I know how much work you have put into this. I know what this has cost you and your family — in time, in money, and in the emotional investment of years of effort. None of that is erased by this outcome. None of it. The things you have developed — the discipline, the competitive character, the ability to work toward something hard over a long period of time — those are yours and they go with you into everything you do next.

What I want to say clearly is this: not playing college softball is not the same as not succeeding. The athletes I have coached who did not play college softball are doing extraordinary things. Some of them are coaching. Some of them play recreational softball that they love. Some of them look back and realize the recruiting process taught them more about themselves than anything that came before or after.

This chapter is closing. There may be D3 walk-on opportunities worth exploring if that interests you. There may be club softball at whatever college you attend. There is an entire college experience ahead of you that has nothing to do with this outcome.

What do you need from me right now?"


One Final Note for Coaches

Every conversation in this playbook is a form of the same thing: telling the truth in a way that keeps the relationship intact and opens a path forward.

That is harder than it sounds. It requires professional confidence, emotional resilience, and genuine care for the people you are talking to.
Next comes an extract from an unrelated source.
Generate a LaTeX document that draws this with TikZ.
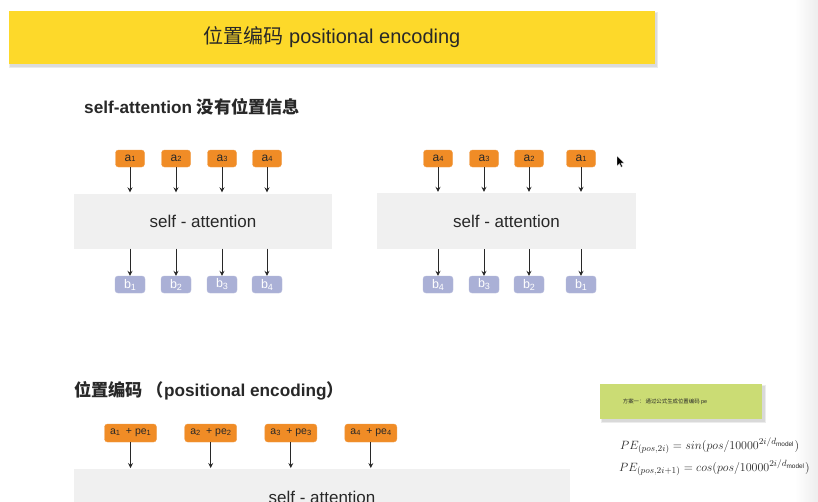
\documentclass[tikz,border=0pt]{standalone}
\usepackage{fontspec}
\usepackage{amsmath}
\setmainfont{Liberation Sans}
\newfontfamily\cjk{Noto Sans CJK SC}
\usetikzlibrary{arrows.meta}
\definecolor{banner}{RGB}{253,217,42}
\definecolor{orng}{RGB}{240,140,38}
\definecolor{lav}{RGB}{170,176,214}
\definecolor{boxgray}{RGB}{240,240,240}
\definecolor{grn}{RGB}{203,220,116}
\definecolor{txt}{RGB}{40,40,40}
\newcommand\zh[1]{{\cjk #1}}
\newcommand\ai[1]{\raisebox{-0.4pt}{\fontsize{7.5}{7.5}\selectfont #1}}
\newcommand\bi[1]{\raisebox{-2pt}{\fontsize{9}{9}\selectfont #1}}
\tikzset{
  anode/.style={rounded corners=3pt, fill=orng, draw=orng!85!white, line width=0.4pt,
    minimum width=29pt, minimum height=17pt, inner sep=0pt, text=txt,
    font=\fontsize{12}{12}\selectfont},
  penode/.style={anode, minimum width=52pt, minimum height=18pt, font=\fontsize{10.5}{10.5}\selectfont},
  bnode/.style={rounded corners=3pt, fill=lav, draw=lav!85!white, line width=0.4pt,
    minimum width=30pt, minimum height=17pt, inner sep=0pt, text=white,
    font=\fontsize{12.5}{12.5}\selectfont},
  sabox/.style={fill=boxgray, draw=none, inner sep=0pt, text=txt,
    font=\fontsize{17}{17}\selectfont},
  arr/.style={draw=txt, line width=0.8pt, -{Stealth[length=5pt,width=5pt,inset=1.8pt]}},
  heading/.style={anchor=west, inner sep=0pt, text=txt, font=\bfseries\fontsize{17.2}{17.2}\selectfont},
}
\begin{document}
\begin{tikzpicture}[x=1pt,y=-1pt]
\useasboundingbox (0,0) rectangle (818,501);
\clip (0,0) rectangle (818,501);
\fill[white] (0,0) rectangle (818,501);
% right edge strip
\shade[left color=white, right color=black!7] (795,0) rectangle (818,501);

% banner
\fill[black!25, opacity=0.5] (10,13) rectangle (657,67);
\fill[black!15, opacity=0.5] (9,12) rectangle (658,68);
\node[fill=banner, minimum width=646pt, minimum height=53pt, inner sep=0pt,
  text=txt, font=\fontsize{20}{20}\selectfont] (title) at (332,37.5)
  {\zh{位置编码} positional encoding};

% heading 1
\node[heading] (h1) at (84,107) {self-attention \zh{没有位置信息}};

% left panel
\node[sabox, minimum width=258pt, minimum height=55pt] (sa1) at (203,221) {self - attention};
\foreach \n/\x in {1/130,2/176,3/222,4/267}{
  \node[anode] (la\n) at (\x,158.5) {a\ai{\n}};
  \node[bnode] (lb\n) at (\x,284.5) {b\bi{\n}};
  \draw[arr] (la\n.south) -- ([yshift=1pt]la\n.south |- sa1.north);
  \draw[arr] (lb\n.north |- sa1.south) -- (lb\n.north);
}

% right panel
\node[sabox, minimum width=259pt, minimum height=56pt] (sa2) at (506.5,221) {self - attention};
\foreach \n/\x in {4/438,3/484,2/529,1/581}{
  \node[anode] (ra\n) at (\x,158.5) {a\ai{\n}};
  \node[bnode] (rb\n) at (\x,284.5) {b\bi{\n}};
  \draw[arr] (ra\n.south) -- ([yshift=1pt]ra\n.south |- sa2.north);
  \draw[arr] (rb\n.north |- sa2.south) -- (rb\n.north);
}

% cursor
\fill[black, draw=white, line width=0.3pt] (617,156) -- (617,166) -- (619.4,163.6) -- (621.2,167.2) -- (622.6,166.5) -- (620.9,163) -- (624,163) -- cycle;

% heading 2
\node[heading] (h2) at (74,391) {\zh{位置编码 （}positional encoding\zh{）}};

% bottom panel
\fill[boxgray] (74,469) rectangle (570,512);
\node[anchor=base, inner sep=0pt, text=txt, font=\fontsize{17}{17}\selectfont] (sa3) at (322,503) {self - attention};
\foreach \n/\x in {1/130.5,2/210.7,3/290.8,4/370.8}{
  \node[penode] (pe\n) at (\x,433) {a\ai{\n}\ \ + pe\ai{\n}};
  \coordinate (pt\n) at (\x,468);
  \draw[arr] (pe\n.south) -- (pt\n);
}

% green box
\fill[black!30, opacity=0.6] (601.5,386) rectangle (764.5,421.5);
\fill[black!12, opacity=0.6] (601,385) rectangle (765.5,422.5);
\node[fill=grn, minimum width=162pt, minimum height=35pt, inner sep=0pt] (plan) at (681,401.5) {};
\node[inner sep=0pt, text=txt, font=\fontsize{5.4}{5.4}\selectfont] (plantext) at (665,402)
  {\zh{方案一：\ 通过公式生成位置编码} pe};

% formulas
\node[anchor=west, inner sep=0pt, text=txt, font=\fontsize{12.9}{14}\selectfont] (f1) at (620,446)
  {$PE_{(pos,2i)} = sin(pos/10000^{2i/d_{\text{model}}})$};
\node[anchor=west, inner sep=0pt, text=txt, font=\fontsize{12.9}{14}\selectfont] (f2) at (619,468)
  {$PE_{(pos,2i+1)} = cos(pos/10000^{2i/d_{\text{model}}})$};
\end{tikzpicture}
\end{document}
It requires the willingness to be the one who says the hard thing even when everyone in the room would prefer you did not.

The coaches who do this well — who deliver honest assessments with compassion, who protect their credibility by saying what they mean, who trust their athletes and their families enough to tell them the truth — are the coaches whose athletes find the right programs, whose families trust the process, and whose reputations in the coaching community are built on something real.

That Is What This Playbook Is For

Use these scripts as starting points. Adapt them to your voice. Have the conversations early — when it still matters that you have them. Trust the families and athletes you work with enough to tell them the truth.